Пораженный врач начал искать пульс на левой руке, которую Роден оставил в его руках, продолжая быстро писать правой.
– Какое чудо!
– воскликнул доктор, считая удары пульса.
– Уже целую неделю, и сегодня даже, пульс был неровен, перемежался, почти совсем падал... а теперь он поднялся... делается ровным!.. Я теряюсь!.. Что же случилось? Я не могу поверить своим глазам...

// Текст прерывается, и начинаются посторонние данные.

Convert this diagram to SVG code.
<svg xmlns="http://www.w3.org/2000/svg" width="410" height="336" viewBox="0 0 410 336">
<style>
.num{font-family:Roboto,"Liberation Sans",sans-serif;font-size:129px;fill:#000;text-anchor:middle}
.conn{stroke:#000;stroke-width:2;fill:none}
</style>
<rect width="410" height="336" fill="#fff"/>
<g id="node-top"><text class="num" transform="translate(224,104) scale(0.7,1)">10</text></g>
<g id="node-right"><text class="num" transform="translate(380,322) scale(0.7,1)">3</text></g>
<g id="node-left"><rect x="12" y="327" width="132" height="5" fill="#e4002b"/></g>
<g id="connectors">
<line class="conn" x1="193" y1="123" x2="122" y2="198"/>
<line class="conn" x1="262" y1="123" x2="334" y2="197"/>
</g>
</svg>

– спрашивал он аббата и кардинала.
– Преподобный отец сначала совершенно потерял голос, а потом, вследствие полученных грустных известий, впал в такое сильное, ужасное отчаяние, что мы несколько минут боялись за его жизнь, - рассказывал отец д'Эгриньи.
– И все же, напротив, у его преподобия явилось настолько силы, что он сам дошел до стола и вот уже десять минут пишет с такой светлой проницательностью, так ясно и разумно, что мы просто поражены.
– Сомненья нет!
– воскликнул доктор.
– Это страшное отчаяние, испытанное им, вызвало в организме изменения, превосходно подготовившие больного к тому кризису, который я желаю вызвать операцией!
– А вы все-таки хотите к ней приступить?
– тихо спросил аббат, пока Роден продолжал писать.
– Утром я еще мог колебаться, но теперь должен воспользоваться моментом возбуждения, за которым следует ожидать громадного упадка сил...
– Так что, - спросил кардинал, - без операции?..
– Эта счастливая, неожиданная перемена будет гибельна... а реакция может его убить, монсиньор...
– А предупредили вы его насчет серьезности операции?
– Насколько возможно!
– Не пора ли... его убедить... решиться на нее?
– Я сейчас за это примусь, монсиньор, - сказал доктор, и, подойдя к Родену, занятому своими мыслями и письмом до такой степени, что он не замечал ничего окружающего, доктор обратился к нему:
– Преподобный отец, желаете вы быть на ногах через неделю?
Роден отвечал самоуверенным жестом, обозначавшим "Да я уже и теперь на ногах!"
– Не полагайтесь на это, - говорил Балейнье.
– Это поразительное изменение в вашем состоянии будет продолжаться очень недолго, и если мы им не воспользуемся, чтобы произвести операцию, о которой я вам уже говорил, то я должен вам напрямик сказать, что... после такого потрясения... я ни за что не могу отвечать...
Родена поразили эти слова тем более, что он уже полчаса назад испытал, как непродолжительно было улучшение его здоровья при приятной новости, принесенной отцом д'Эгриньи; кроме того, он снова начал чувствовать страшное стеснение в груди.